* _The exercise_
Begin with the first line of the material and copy each line word for word through the line that contains "0.968, 0.981, 0.988];"; the pictures are left out.

* _Supplied data_
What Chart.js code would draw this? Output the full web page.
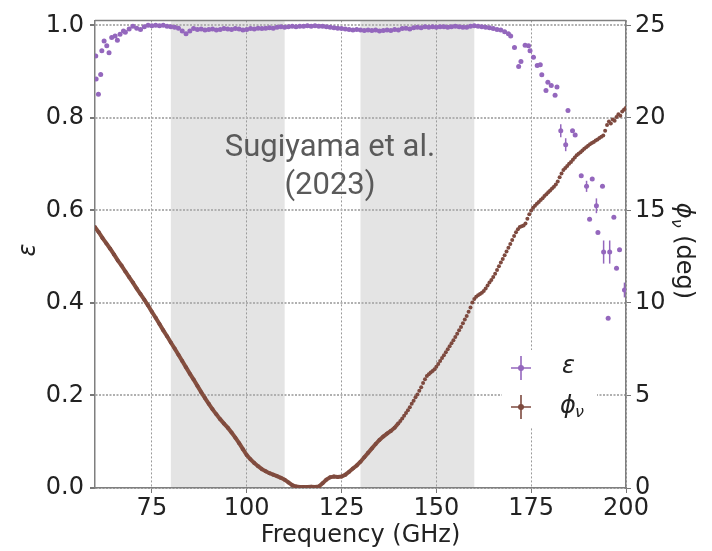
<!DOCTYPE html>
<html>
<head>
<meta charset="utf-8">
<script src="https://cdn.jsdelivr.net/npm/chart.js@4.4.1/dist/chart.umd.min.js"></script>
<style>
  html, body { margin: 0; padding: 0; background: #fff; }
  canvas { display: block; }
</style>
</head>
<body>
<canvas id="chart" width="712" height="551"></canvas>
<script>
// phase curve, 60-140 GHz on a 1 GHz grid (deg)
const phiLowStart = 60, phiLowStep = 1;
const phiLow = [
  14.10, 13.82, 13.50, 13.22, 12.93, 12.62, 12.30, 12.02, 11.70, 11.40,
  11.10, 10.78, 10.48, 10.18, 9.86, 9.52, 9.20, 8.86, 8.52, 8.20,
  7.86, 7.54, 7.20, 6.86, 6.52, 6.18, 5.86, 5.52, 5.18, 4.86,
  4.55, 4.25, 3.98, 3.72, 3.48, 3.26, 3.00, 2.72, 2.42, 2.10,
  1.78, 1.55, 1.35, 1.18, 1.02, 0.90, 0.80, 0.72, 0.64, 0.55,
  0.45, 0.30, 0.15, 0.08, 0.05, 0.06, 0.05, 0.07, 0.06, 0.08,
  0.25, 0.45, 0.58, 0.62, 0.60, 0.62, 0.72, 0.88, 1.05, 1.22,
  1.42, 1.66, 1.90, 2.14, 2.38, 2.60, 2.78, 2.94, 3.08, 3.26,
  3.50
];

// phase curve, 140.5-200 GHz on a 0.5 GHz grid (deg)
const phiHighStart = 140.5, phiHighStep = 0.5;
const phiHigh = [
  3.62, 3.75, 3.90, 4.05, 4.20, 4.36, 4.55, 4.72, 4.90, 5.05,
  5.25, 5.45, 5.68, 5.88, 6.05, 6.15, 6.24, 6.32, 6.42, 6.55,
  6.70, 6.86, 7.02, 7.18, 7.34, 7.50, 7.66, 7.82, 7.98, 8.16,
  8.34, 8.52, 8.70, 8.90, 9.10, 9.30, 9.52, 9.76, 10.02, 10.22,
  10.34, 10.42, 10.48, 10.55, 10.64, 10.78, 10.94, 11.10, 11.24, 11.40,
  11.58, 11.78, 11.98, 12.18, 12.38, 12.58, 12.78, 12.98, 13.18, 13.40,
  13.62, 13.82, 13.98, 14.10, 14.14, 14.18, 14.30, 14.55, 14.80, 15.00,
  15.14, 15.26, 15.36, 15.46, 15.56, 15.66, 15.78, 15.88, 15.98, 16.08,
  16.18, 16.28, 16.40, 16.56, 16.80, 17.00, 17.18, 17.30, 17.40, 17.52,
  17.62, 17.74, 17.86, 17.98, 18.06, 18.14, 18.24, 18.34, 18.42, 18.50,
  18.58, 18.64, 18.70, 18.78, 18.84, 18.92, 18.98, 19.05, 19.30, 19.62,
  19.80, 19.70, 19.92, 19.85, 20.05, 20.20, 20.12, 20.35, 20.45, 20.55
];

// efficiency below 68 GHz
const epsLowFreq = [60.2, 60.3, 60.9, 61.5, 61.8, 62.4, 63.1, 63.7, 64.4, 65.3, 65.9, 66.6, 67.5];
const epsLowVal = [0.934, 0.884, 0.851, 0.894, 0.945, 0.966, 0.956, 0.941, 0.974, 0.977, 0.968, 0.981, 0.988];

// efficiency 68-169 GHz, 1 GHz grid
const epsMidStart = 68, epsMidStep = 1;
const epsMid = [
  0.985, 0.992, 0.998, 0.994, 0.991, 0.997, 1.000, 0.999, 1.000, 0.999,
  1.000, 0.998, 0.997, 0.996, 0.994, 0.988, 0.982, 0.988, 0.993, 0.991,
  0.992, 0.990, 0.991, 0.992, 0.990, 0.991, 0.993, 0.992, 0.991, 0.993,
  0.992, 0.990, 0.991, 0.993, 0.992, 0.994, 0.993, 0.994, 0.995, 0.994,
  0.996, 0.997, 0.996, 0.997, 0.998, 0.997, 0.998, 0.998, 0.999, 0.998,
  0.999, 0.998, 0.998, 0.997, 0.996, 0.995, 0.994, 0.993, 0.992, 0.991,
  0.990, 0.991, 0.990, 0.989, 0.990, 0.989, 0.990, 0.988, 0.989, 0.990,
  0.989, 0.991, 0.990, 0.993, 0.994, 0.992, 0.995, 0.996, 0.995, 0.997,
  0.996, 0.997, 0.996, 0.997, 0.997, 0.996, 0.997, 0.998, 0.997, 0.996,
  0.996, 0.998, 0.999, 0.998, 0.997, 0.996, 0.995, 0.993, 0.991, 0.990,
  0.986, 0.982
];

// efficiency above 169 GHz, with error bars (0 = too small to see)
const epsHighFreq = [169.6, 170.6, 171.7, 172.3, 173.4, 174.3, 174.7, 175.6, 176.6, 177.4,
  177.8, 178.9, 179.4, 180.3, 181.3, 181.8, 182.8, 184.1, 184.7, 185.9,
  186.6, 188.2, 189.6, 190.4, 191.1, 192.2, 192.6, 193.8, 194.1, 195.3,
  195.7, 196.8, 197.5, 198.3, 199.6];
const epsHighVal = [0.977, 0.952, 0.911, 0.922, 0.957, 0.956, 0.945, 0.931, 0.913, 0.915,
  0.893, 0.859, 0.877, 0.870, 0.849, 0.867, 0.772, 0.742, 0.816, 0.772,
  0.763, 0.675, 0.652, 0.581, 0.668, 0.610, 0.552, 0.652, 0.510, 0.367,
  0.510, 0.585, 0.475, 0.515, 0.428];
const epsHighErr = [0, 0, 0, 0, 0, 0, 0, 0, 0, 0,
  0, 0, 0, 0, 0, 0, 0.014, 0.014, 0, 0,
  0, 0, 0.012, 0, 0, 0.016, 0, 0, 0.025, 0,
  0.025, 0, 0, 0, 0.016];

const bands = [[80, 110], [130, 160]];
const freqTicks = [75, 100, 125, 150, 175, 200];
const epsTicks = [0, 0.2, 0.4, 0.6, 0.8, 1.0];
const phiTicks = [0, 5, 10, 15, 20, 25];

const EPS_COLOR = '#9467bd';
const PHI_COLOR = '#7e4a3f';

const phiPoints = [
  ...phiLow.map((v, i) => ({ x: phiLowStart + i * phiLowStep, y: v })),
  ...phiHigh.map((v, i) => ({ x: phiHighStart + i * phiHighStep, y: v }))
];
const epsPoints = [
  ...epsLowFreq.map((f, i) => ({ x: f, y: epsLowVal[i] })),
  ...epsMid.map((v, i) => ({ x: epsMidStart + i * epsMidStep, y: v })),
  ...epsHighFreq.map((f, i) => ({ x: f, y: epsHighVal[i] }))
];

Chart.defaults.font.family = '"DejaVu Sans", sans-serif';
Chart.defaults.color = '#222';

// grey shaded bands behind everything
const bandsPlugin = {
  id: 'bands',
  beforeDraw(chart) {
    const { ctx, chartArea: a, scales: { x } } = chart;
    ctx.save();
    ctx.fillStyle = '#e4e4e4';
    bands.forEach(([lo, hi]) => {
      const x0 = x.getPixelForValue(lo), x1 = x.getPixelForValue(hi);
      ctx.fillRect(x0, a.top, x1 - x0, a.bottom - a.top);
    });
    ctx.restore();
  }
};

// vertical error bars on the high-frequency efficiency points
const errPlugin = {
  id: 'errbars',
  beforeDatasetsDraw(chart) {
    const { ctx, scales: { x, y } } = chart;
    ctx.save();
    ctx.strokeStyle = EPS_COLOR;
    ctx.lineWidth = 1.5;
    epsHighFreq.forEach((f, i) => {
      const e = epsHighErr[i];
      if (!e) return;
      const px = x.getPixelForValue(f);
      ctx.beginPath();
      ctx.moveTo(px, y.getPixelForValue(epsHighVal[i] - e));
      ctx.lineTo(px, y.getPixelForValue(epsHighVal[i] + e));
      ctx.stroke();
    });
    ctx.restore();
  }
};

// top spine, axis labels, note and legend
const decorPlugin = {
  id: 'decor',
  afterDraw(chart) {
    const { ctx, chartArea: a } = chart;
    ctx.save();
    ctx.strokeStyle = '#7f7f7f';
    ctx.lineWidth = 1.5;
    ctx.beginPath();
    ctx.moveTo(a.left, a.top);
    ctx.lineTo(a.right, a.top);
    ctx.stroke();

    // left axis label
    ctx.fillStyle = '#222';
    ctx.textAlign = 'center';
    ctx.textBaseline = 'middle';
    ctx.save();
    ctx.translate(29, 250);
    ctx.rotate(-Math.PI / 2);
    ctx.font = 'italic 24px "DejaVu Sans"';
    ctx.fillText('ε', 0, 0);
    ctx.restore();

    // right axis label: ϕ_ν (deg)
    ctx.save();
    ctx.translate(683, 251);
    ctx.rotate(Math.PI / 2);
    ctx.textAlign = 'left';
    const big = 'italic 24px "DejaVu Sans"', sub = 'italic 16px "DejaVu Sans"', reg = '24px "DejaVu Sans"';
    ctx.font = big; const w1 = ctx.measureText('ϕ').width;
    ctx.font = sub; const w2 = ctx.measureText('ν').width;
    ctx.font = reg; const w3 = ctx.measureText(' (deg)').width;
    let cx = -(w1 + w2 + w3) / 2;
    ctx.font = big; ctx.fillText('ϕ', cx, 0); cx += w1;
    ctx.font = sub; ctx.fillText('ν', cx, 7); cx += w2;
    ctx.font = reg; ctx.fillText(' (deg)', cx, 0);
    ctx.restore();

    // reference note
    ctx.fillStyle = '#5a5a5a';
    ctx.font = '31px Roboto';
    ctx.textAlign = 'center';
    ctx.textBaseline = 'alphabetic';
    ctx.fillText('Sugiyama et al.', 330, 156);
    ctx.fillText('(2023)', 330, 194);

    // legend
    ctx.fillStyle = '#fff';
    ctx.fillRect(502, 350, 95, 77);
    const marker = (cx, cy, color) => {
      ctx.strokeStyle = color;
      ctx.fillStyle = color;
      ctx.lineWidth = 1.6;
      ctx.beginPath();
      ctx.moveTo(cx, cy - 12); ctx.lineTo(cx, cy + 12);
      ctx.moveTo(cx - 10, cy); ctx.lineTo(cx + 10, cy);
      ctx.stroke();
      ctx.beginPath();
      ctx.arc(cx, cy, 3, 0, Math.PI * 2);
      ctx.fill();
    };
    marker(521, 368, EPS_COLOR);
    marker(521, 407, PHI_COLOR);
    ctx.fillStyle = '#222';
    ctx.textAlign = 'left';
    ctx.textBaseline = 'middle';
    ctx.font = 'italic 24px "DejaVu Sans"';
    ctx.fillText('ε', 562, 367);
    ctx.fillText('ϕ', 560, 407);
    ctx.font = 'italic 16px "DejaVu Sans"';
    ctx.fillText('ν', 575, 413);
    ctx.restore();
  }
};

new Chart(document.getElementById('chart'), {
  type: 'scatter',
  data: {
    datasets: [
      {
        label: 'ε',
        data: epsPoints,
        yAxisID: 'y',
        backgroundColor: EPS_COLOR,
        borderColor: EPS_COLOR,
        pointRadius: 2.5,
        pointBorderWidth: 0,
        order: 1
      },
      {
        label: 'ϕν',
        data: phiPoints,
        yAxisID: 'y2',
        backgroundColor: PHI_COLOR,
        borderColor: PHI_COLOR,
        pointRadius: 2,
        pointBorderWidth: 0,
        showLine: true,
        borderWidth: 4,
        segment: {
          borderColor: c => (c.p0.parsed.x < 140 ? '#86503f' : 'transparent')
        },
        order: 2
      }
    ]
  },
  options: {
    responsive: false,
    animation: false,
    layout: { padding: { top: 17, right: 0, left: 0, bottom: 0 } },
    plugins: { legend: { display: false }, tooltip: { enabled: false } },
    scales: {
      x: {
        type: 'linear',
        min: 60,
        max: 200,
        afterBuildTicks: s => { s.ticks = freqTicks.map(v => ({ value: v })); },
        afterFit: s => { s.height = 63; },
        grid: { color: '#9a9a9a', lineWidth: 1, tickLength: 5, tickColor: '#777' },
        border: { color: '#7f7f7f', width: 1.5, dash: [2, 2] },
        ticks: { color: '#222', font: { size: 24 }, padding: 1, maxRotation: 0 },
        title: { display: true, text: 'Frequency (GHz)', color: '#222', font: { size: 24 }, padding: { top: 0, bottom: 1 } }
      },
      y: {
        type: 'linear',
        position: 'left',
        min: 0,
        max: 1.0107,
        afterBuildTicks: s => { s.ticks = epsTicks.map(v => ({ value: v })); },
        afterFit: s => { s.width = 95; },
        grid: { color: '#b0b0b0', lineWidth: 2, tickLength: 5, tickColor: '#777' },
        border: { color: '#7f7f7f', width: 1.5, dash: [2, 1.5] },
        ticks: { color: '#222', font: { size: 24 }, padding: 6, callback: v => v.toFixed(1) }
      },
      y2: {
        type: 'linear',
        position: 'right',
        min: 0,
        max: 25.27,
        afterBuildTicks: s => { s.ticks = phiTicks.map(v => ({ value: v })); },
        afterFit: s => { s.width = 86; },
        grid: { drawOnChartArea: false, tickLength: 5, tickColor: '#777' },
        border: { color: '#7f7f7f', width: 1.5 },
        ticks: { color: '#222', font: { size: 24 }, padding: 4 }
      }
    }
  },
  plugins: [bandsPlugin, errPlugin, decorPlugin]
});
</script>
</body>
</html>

* _Exercise solution_
What Chart.js code would draw this? Output the full web page.
<!DOCTYPE html>
<html>
<head>
<meta charset="utf-8">
<script src="https://cdn.jsdelivr.net/npm/chart.js@4.4.1/dist/chart.umd.min.js"></script>
<style>
  html, body { margin: 0; padding: 0; background: #fff; }
  canvas { display: block; }
</style>
</head>
<body>
<canvas id="chart" width="712" height="551"></canvas>
<script>
// phase curve, 60-140 GHz on a 1 GHz grid (deg)
const phiLowStart = 60, phiLowStep = 1;
const phiLow = [
  14.10, 13.82, 13.50, 13.22, 12.93, 12.62, 12.30, 12.02, 11.70, 11.40,
  11.10, 10.78, 10.48, 10.18, 9.86, 9.52, 9.20, 8.86, 8.52, 8.20,
  7.86, 7.54, 7.20, 6.86, 6.52, 6.18, 5.86, 5.52, 5.18, 4.86,
  4.55, 4.25, 3.98, 3.72, 3.48, 3.26, 3.00, 2.72, 2.42, 2.10,
  1.78, 1.55, 1.35, 1.18, 1.02, 0.90, 0.80, 0.72, 0.64, 0.55,
  0.45, 0.30, 0.15, 0.08, 0.05, 0.06, 0.05, 0.07, 0.06, 0.08,
  0.25, 0.45, 0.58, 0.62, 0.60, 0.62, 0.72, 0.88, 1.05, 1.22,
  1.42, 1.66, 1.90, 2.14, 2.38, 2.60, 2.78, 2.94, 3.08, 3.26,
  3.50
];

// phase curve, 140.5-200 GHz on a 0.5 GHz grid (deg)
const phiHighStart = 140.5, phiHighStep = 0.5;
const phiHigh = [
  3.62, 3.75, 3.90, 4.05, 4.20, 4.36, 4.55, 4.72, 4.90, 5.05,
  5.25, 5.45, 5.68, 5.88, 6.05, 6.15, 6.24, 6.32, 6.42, 6.55,
  6.70, 6.86, 7.02, 7.18, 7.34, 7.50, 7.66, 7.82, 7.98, 8.16,
  8.34, 8.52, 8.70, 8.90, 9.10, 9.30, 9.52, 9.76, 10.02, 10.22,
  10.34, 10.42, 10.48, 10.55, 10.64, 10.78, 10.94, 11.10, 11.24, 11.40,
  11.58, 11.78, 11.98, 12.18, 12.38, 12.58, 12.78, 12.98, 13.18, 13.40,
  13.62, 13.82, 13.98, 14.10, 14.14, 14.18, 14.30, 14.55, 14.80, 15.00,
  15.14, 15.26, 15.36, 15.46, 15.56, 15.66, 15.78, 15.88, 15.98, 16.08,
  16.18, 16.28, 16.40, 16.56, 16.80, 17.00, 17.18, 17.30, 17.40, 17.52,
  17.62, 17.74, 17.86, 17.98, 18.06, 18.14, 18.24, 18.34, 18.42, 18.50,
  18.58, 18.64, 18.70, 18.78, 18.84, 18.92, 18.98, 19.05, 19.30, 19.62,
  19.80, 19.70, 19.92, 19.85, 20.05, 20.20, 20.12, 20.35, 20.45, 20.55
];

// efficiency below 68 GHz
const epsLowFreq = [60.2, 60.3, 60.9, 61.5, 61.8, 62.4, 63.1, 63.7, 64.4, 65.3, 65.9, 66.6, 67.5];
const epsLowVal = [0.934, 0.884, 0.851, 0.894, 0.945, 0.966, 0.956, 0.941, 0.974, 0.977, 0.968, 0.981, 0.988];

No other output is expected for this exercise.